The first room was actually a good one in which to stage my silent sit-in, it containing a number of superb shots from a 1948 assignment in Portugal. The photos detailed two different areas: one selection dealing with rural beach folk, the men all dressed in patchwork harlequin pantaloons, the other featuring a seemingly well-to-do couple. Of the more bucolic snaps, a pair featuring an elderly woman enveloped in a dark shroud were the most interesting. For a man whose final professional project would see him meticulously recreate New York City on an English soundstage, it is curious how much the beach looks like a film set, the sand glittering as if sprinkled with tiny light-catching gems by the art department, the sheen of the sea looking like an immobile sheet of foil, and the sketchy streaks in the sky resembling a matte painting.
Of the pictures of the couple, two stand out. A hotel room scene could almost be mistaken for a still from Kubrick's 1956 heist drama The Killing, depicting as it does the man stood up in shirtsleeves, phone pressed to his ear, while the woman lounges naked on the bed, a sheet wrapped round her to preserve her modesty, a plume of cigarette smoke emerging upwards from the 'O' formed by her lips. Another photograph of the same two captures them walking down a cobbled village street and being confronted by a pair of young girls in floral dresses, pressed shoulder to shoulder like the ghostly twins from The Shining (a chilling creation which famously took direct inspiration from another photograph, Identical Twins by Diane Arbus).

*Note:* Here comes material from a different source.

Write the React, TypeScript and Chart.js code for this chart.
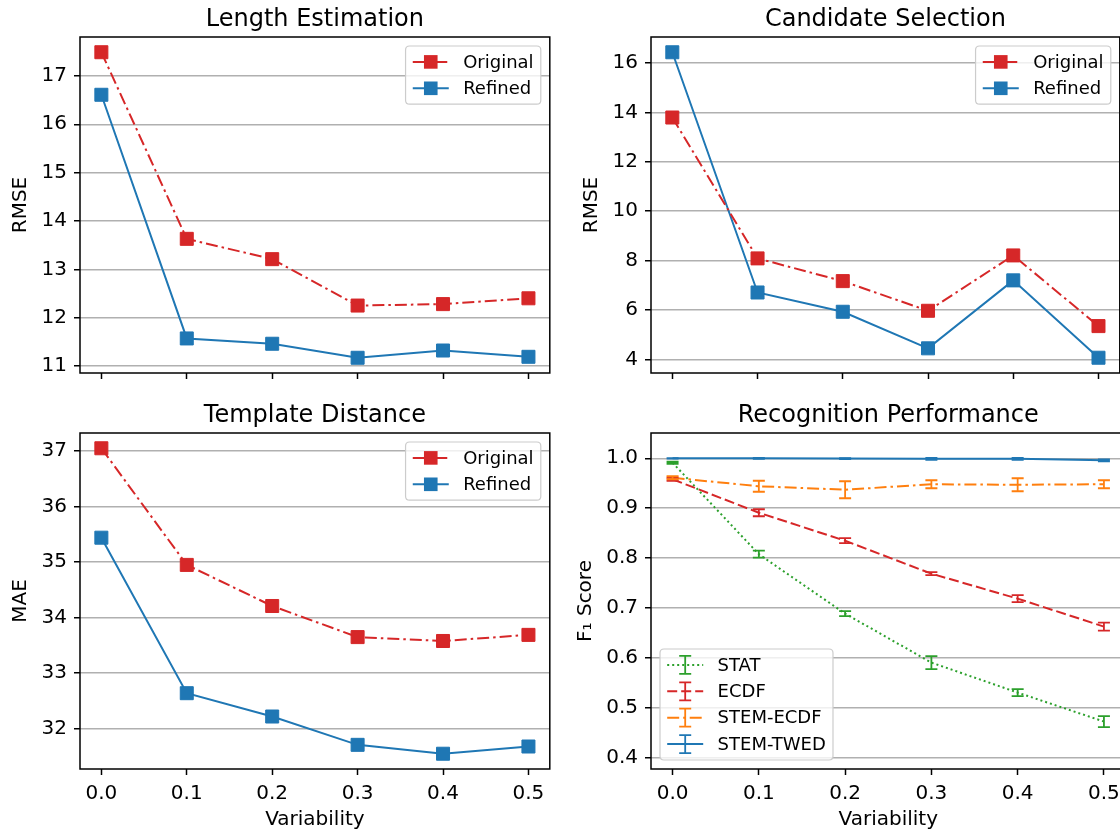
import React, { useEffect, useRef } from "react";
import { Chart, registerables } from "chart.js";

Chart.register(...registerables);

// ---------------- DATA ----------------
const VARIABILITY = [0, 0.1, 0.2, 0.3, 0.4, 0.5];
const X_TICKS = [0, 0.1, 0.2, 0.3, 0.4, 0.5];

const LENGTH_ORIGINAL = [17.49, 13.63, 13.21, 12.25, 12.28, 12.4];
const LENGTH_REFINED = [16.61, 11.57, 11.46, 11.17, 11.32, 11.19];
const LENGTH_Y_TICKS = [11, 12, 13, 14, 15, 16, 17];

const CANDIDATE_ORIGINAL = [13.79, 8.09, 7.17, 5.97, 8.21, 5.35];
const CANDIDATE_REFINED = [16.43, 6.71, 5.93, 4.45, 7.2, 4.07];
const CANDIDATE_Y_TICKS = [4, 6, 8, 10, 12, 14, 16];

const TEMPLATE_ORIGINAL = [37.05, 34.95, 34.21, 33.65, 33.58, 33.69];
const TEMPLATE_REFINED = [35.44, 32.64, 32.22, 31.71, 31.55, 31.68];
const TEMPLATE_Y_TICKS = [32, 33, 34, 35, 36, 37];

const STAT_F1 = [0.991, 0.808, 0.689, 0.591, 0.531, 0.473];
const STAT_ERR = [0.002, 0.007, 0.005, 0.013, 0.007, 0.011];
const ECDF_F1 = [0.958, 0.891, 0.835, 0.769, 0.719, 0.663];
const ECDF_ERR = [0.003, 0.007, 0.005, 0.003, 0.007, 0.008];
const STEM_ECDF_F1 = [0.961, 0.944, 0.937, 0.948, 0.947, 0.948];
const STEM_ECDF_ERR = [0.003, 0.011, 0.017, 0.008, 0.013, 0.008];
const STEM_TWED_F1 = [1.0, 1.0, 0.9995, 0.999, 0.999, 0.996];
const STEM_TWED_ERR = [0.0005, 0.001, 0.001, 0.002, 0.002, 0.002];
const F1_Y_TICKS = [0.4, 0.5, 0.6, 0.7, 0.8, 0.9, 1.0];

// ---------------- STYLE ----------------
const FONT = '"DejaVu Sans", sans-serif';
const RED = "#d62728";
const BLUE = "#1f77b4";
const GREEN = "#2ca02c";
const ORANGE = "#ff7f0e";
const DASHDOT = [12, 4, 2.5, 4];
const DASHED = [10, 4];
const DOTTED = [2, 3];
const GRID = "#b0b0b0";
const TICK_FS = 20;
const TITLE_FS = 24;
const LEGEND_FS = 18;

type LegendItem = { label: string; color: string; dash: number[]; marker?: boolean; errorbar?: boolean };

interface PanelSpec {
  title: string;
  yLabel: string;
  xLabel: string | null;
  yMin: number;
  yMax: number;
  yTicks: number[];
  yFmt: (v: number) => string;
  datasets: any[];
  legend: LegendItem[];
  legendLoc: "upper right" | "lower left";
  canvasW: number;
  canvasH: number;
  areaLeft: number;
  areaTop: number;
  areaRight: number;
  areaBottom: number;
  yTitlePad: number;
}

const pts = (ys: number[]) => VARIABILITY.map((x, i) => ({ x, y: ys[i] }));

function markerLine(label: string, values: number[], color: string, dash: number[]) {
  return {
    label,
    data: pts(values),
    borderColor: color,
    backgroundColor: color,
    borderWidth: 2,
    borderDash: dash,
    pointStyle: "rect",
    pointRadius: 9.2,
    pointBorderWidth: 1,
    pointBorderColor: color,
    pointBackgroundColor: color,
    tension: 0,
    fill: false,
  };
}

function errLine(label: string, values: number[], errs: number[], color: string, dash: number[]) {
  return {
    label,
    data: pts(values),
    errorBars: errs,
    borderColor: color,
    backgroundColor: color,
    borderWidth: 2,
    borderDash: dash,
    pointRadius: 0,
    tension: 0,
    fill: false,
  };
}

function roundRect(ctx: CanvasRenderingContext2D, x: number, y: number, w: number, h: number, r: number) {
  ctx.beginPath();
  ctx.moveTo(x + r, y);
  ctx.lineTo(x + w - r, y);
  ctx.quadraticCurveTo(x + w, y, x + w, y + r);
  ctx.lineTo(x + w, y + h - r);
  ctx.quadraticCurveTo(x + w, y + h, x + w - r, y + h);
  ctx.lineTo(x + r, y + h);
  ctx.quadraticCurveTo(x, y + h, x, y + h - r);
  ctx.lineTo(x, y + r);
  ctx.quadraticCurveTo(x, y, x + r, y);
  ctx.closePath();
}

function makeDecor(spec: PanelSpec) {
  return {
    id: "decor",
    afterDatasetsDraw(chart: any) {
      const ctx: CanvasRenderingContext2D = chart.ctx;
      const xs = chart.scales.x;
      const ys = chart.scales.y;
      ctx.save();
      chart.data.datasets.forEach((ds: any) => {
        if (!ds.errorBars) return;
        ctx.strokeStyle = ds.borderColor;
        ctx.lineWidth = 1.8;
        ctx.setLineDash([]);
        ds.data.forEach((p: any, j: number) => {
          const e = ds.errorBars[j];
          const x = xs.getPixelForValue(p.x);
          const y1 = ys.getPixelForValue(p.y - e);
          const y2 = ys.getPixelForValue(p.y + e);
          ctx.beginPath();
          ctx.moveTo(x, y1);
          ctx.lineTo(x, y2);
          ctx.moveTo(x - 6, y1);
          ctx.lineTo(x + 6, y1);
          ctx.moveTo(x - 6, y2);
          ctx.lineTo(x + 6, y2);
          ctx.stroke();
        });
      });
      ctx.restore();
    },
    afterDraw(chart: any) {
      const ctx: CanvasRenderingContext2D = chart.ctx;
      const ca = chart.chartArea;
      ctx.save();
      // spines
      ctx.strokeStyle = "#000";
      ctx.lineWidth = 1.5;
      ctx.setLineDash([]);
      ctx.strokeRect(ca.left, ca.top, ca.right - ca.left, ca.bottom - ca.top);
      // title
      ctx.fillStyle = "#000";
      ctx.font = `${TITLE_FS}px ${FONT}`;
      ctx.textAlign = "center";
      ctx.textBaseline = "alphabetic";
      ctx.fillText(spec.title, (ca.left + ca.right) / 2, ca.top - 11);
      // legend
      ctx.font = `${LEGEND_FS}px ${FONT}`;
      const pad = 7.2;
      const handleLen = 36;
      const textPad = 14.4;
      const rowH = 17.4;
      const spacing = 9;
      const axPad = 9;
      const textW = Math.max(...spec.legend.map((it) => ctx.measureText(it.label).width));
      const w = pad * 2 + handleLen + textPad + textW;
      const n = spec.legend.length;
      const h = pad * 2 + n * rowH + (n - 1) * spacing;
      let x0: number, y0: number;
      if (spec.legendLoc === "upper right") {
        x0 = ca.right - axPad - w;
        y0 = ca.top + axPad;
      } else {
        x0 = ca.left + axPad;
        y0 = ca.bottom - axPad - h;
      }
      roundRect(ctx, x0, y0, w, h, 4);
      ctx.fillStyle = "rgba(255,255,255,0.8)";
      ctx.fill();
      ctx.strokeStyle = "#cccccc";
      ctx.lineWidth = 1.2;
      ctx.stroke();
      spec.legend.forEach((it, i) => {
        const cy = y0 + pad + i * (rowH + spacing) + rowH / 2;
        const hx0 = x0 + pad;
        const hx1 = hx0 + handleLen;
        const hcx = (hx0 + hx1) / 2;
        ctx.strokeStyle = it.color;
        ctx.lineWidth = 2;
        ctx.setLineDash(it.dash);
        ctx.beginPath();
        ctx.moveTo(hx0, cy);
        ctx.lineTo(hx1, cy);
        ctx.stroke();
        ctx.setLineDash([]);
        if (it.marker) {
          ctx.fillStyle = it.color;
          ctx.fillRect(hcx - 6.8, cy - 6.8, 13.6, 13.6);
        }
        if (it.errorbar) {
          ctx.lineWidth = 1.8;
          ctx.beginPath();
          ctx.moveTo(hcx, cy - 9);
          ctx.lineTo(hcx, cy + 9);
          ctx.moveTo(hcx - 6, cy - 9);
          ctx.lineTo(hcx + 6, cy - 9);
          ctx.moveTo(hcx - 6, cy + 9);
          ctx.lineTo(hcx + 6, cy + 9);
          ctx.stroke();
        }
        ctx.fillStyle = "#000";
        ctx.textAlign = "left";
        ctx.textBaseline = "middle";
        ctx.fillText(it.label, hx1 + textPad, cy + 1);
      });
      ctx.restore();
    },
  };
}

function buildConfig(spec: PanelSpec): any {
  const xAxisH = spec.canvasH - spec.areaBottom;
  return {
    type: "line",
    data: { datasets: spec.datasets },
    plugins: [makeDecor(spec)],
    options: {
      responsive: false,
      maintainAspectRatio: false,
      animation: false,
      events: [],
      devicePixelRatio: 1,
      layout: {
        padding: { left: 0, top: spec.areaTop, right: spec.canvasW - spec.areaRight, bottom: 0 },
      },
      plugins: {
        legend: { display: false },
        title: { display: false },
        tooltip: { enabled: false },
      },
      scales: {
        x: {
          type: "linear",
          min: -0.025,
          max: 0.525,
          afterBuildTicks: (scale: any) => {
            scale.ticks = X_TICKS.map((v) => ({ value: v }));
          },
          afterFit: (scale: any) => {
            scale.height = xAxisH;
          },
          border: { display: false },
          grid: {
            drawOnChartArea: false,
            drawTicks: true,
            tickLength: 6,
            tickColor: "#000",
            tickWidth: 1.5,
          },
          ticks: {
            display: !!spec.xLabel,
            autoSkip: false,
            maxRotation: 0,
            padding: 7,
            color: "#000",
            font: { family: FONT, size: TICK_FS },
            callback: (v: number) => Number(v).toFixed(1),
          },
          title: {
            display: !!spec.xLabel,
            text: spec.xLabel || "",
            color: "#000",
            font: { family: FONT, size: TICK_FS },
            padding: { top: 0, bottom: 0 },
          },
        },
        y: {
          type: "linear",
          min: spec.yMin,
          max: spec.yMax,
          afterBuildTicks: (scale: any) => {
            scale.ticks = spec.yTicks.map((v) => ({ value: v }));
          },
          afterFit: (scale: any) => {
            scale.width = spec.areaLeft;
          },
          border: { display: false },
          grid: {
            drawOnChartArea: true,
            color: GRID,
            lineWidth: 1.5,
            drawTicks: true,
            tickLength: 6,
            tickColor: "#000",
            tickWidth: 1.5,
          },
          ticks: {
            autoSkip: false,
            padding: 7,
            color: "#000",
            font: { family: FONT, size: TICK_FS },
            callback: (v: number) => spec.yFmt(Number(v)),
          },
          title: {
            display: true,
            text: spec.yLabel,
            color: "#000",
            font: { family: FONT, size: TICK_FS },
            padding: { top: spec.yTitlePad, bottom: 0 },
          },
        },
      },
    },
  };
}

function Panel({ spec, left, top }: { spec: PanelSpec; left: number; top: number }) {
  const ref = useRef<HTMLCanvasElement>(null);
  useEffect(() => {
    const chart = new Chart(ref.current as HTMLCanvasElement, buildConfig(spec));
    return () => chart.destroy();
  }, []);
  return (
    <canvas
      ref={ref}
      width={spec.canvasW}
      height={spec.canvasH}
      style={{ position: "absolute", left, top, width: spec.canvasW, height: spec.canvasH }}
    />
  );
}

const origRefLegend: LegendItem[] = [
  { label: "Original", color: RED, dash: DASHDOT, marker: true },
  { label: "Refined", color: BLUE, dash: [], marker: true },
];

const intFmt = (v: number) => String(Math.round(v));

const TL: PanelSpec = {
  title: "Length Estimation",
  yLabel: "RMSE",
  xLabel: null,
  yMin: 10.855,
  yMax: 17.805,
  yTicks: LENGTH_Y_TICKS,
  yFmt: intFmt,
  datasets: [
    markerLine("Original", LENGTH_ORIGINAL, RED, DASHDOT),
    markerLine("Refined", LENGTH_REFINED, BLUE, []),
  ],
  legend: origRefLegend,
  legendLoc: "upper right",
  canvasW: 560,
  canvasH: 400,
  areaLeft: 80,
  areaTop: 37,
  areaRight: 553.5,
  areaBottom: 373,
  yTitlePad: 8.5,
};

const TR: PanelSpec = {
  title: "Candidate Selection",
  yLabel: "RMSE",
  xLabel: null,
  yMin: 3.452,
  yMax: 17.048,
  yTicks: CANDIDATE_Y_TICKS,
  yFmt: intFmt,
  datasets: [
    markerLine("Original", CANDIDATE_ORIGINAL, RED, DASHDOT),
    markerLine("Refined", CANDIDATE_REFINED, BLUE, []),
  ],
  legend: origRefLegend,
  legendLoc: "upper right",
  canvasW: 570,
  canvasH: 400,
  areaLeft: 91,
  areaTop: 37,
  areaRight: 565.5,
  areaBottom: 373,
  yTitlePad: 20,
};

const BL: PanelSpec = {
  title: "Template Distance",
  yLabel: "MAE",
  xLabel: "Variability",
  yMin: 31.275,
  yMax: 37.325,
  yTicks: TEMPLATE_Y_TICKS,
  yFmt: intFmt,
  datasets: [
    markerLine("Original", TEMPLATE_ORIGINAL, RED, DASHDOT),
    markerLine("Refined", TEMPLATE_REFINED, BLUE, []),
  ],
  legend: origRefLegend,
  legendLoc: "upper right",
  canvasW: 560,
  canvasH: 432,
  areaLeft: 80,
  areaTop: 33,
  areaRight: 553.5,
  areaBottom: 369,
  yTitlePad: 8.5,
};

const BR: PanelSpec = {
  title: "Recognition Performance",
  yLabel: "F\u2081 Score",
  xLabel: "Variability",
  yMin: 0.378,
  yMax: 1.0506,
  yTicks: F1_Y_TICKS,
  yFmt: (v: number) => v.toFixed(1),
  datasets: [
    errLine("STAT", STAT_F1, STAT_ERR, GREEN, DOTTED),
    errLine("ECDF", ECDF_F1, ECDF_ERR, RED, DASHED),
    errLine("STEM-ECDF", STEM_ECDF_F1, STEM_ECDF_ERR, ORANGE, DASHDOT),
    errLine("STEM-TWED", STEM_TWED_F1, STEM_TWED_ERR, BLUE, []),
  ],
  legend: [
    { label: "STAT", color: GREEN, dash: DOTTED, errorbar: true },
    { label: "ECDF", color: RED, dash: DASHED, errorbar: true },
    { label: "STEM-ECDF", color: ORANGE, dash: DASHDOT, errorbar: true },
    { label: "STEM-TWED", color: BLUE, dash: [], errorbar: true },
  ],
  legendLoc: "lower left",
  canvasW: 570,
  canvasH: 432,
  areaLeft: 91,
  areaTop: 33,
  areaRight: 565.5,
  areaBottom: 369,
  yTitlePad: 14,
};

export default function App() {
  return (
    <div
      style={{
        position: "absolute",
        left: 0,
        top: 0,
        width: 1120,
        height: 832,
        overflow: "hidden",
        background: "#fff",
      }}
    >
      <Panel spec={TL} left={0} top={0} />
      <Panel spec={TR} left={560} top={0} />
      <Panel spec={BL} left={0} top={400} />
      <Panel spec={BR} left={560} top={400} />
    </div>
  );
}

The pleasures are more sporadic around much of the rest of the exhibition. I was very taken with a fantastical bit of framing in one of a series of stills based around a circus. In a juxtaposition that could have graced René Clair's Dada scenester short, Entr'acte, we see a man in suit, hat and tie in the foreground, hand up to his mouth as if hailing a cab on a Manhattan street corner, while in the open air behind him a topless cyclist is traversing a tightrope, balance beam clutched in his hands, two female acrobats dangling from each of his wheels.
Fascinating too is the pictorial chronicle Kubrick fashions from a sojourn to Columbia University, a visit made in May 1948. What is most arresting is the contrast the then-19-year-old photographer establishes across his series of snapshots between the curiously juvenile traditions and pastimes of this old money establishment and its position at the forefront of research into freshly-harnessed forces that had seemed the stuff of science fiction only a few years previously. On the one hand, we see the camp of the stage productions, a young man in Wee Willy Winky nightgown, a woman astride a Roman chariot, and the bristling eroticism of the wrestling team, rows and rows of bare backs enshrining the knot of limbs on the mat. On the other, we see the shot of Columbia physicists standing in front of their four-million volt cyclotron particle accelerator, it looking every bit like an example of the Krell alien machinery used but barely comprehended by Walter Pidgeon's doomed scientist, Morbius, in Forbidden Planet.
With such simple-minded silliness and almost cosmic power in so close a proximity to one another, is it too fanciful to imagine that Kubrick's decision a decade-and-a-half later to amend Peter George's Red Alert from downbeat doomsday warning to the merciless black comedy of Dr. Strangelove was in some small way influenced by this odd dichotomy captured in his photographs of Columbia? Something to ponder perhaps, though not for me today. Nope, it's back to movie-reviewing duty. Now, when's that next aquabus due?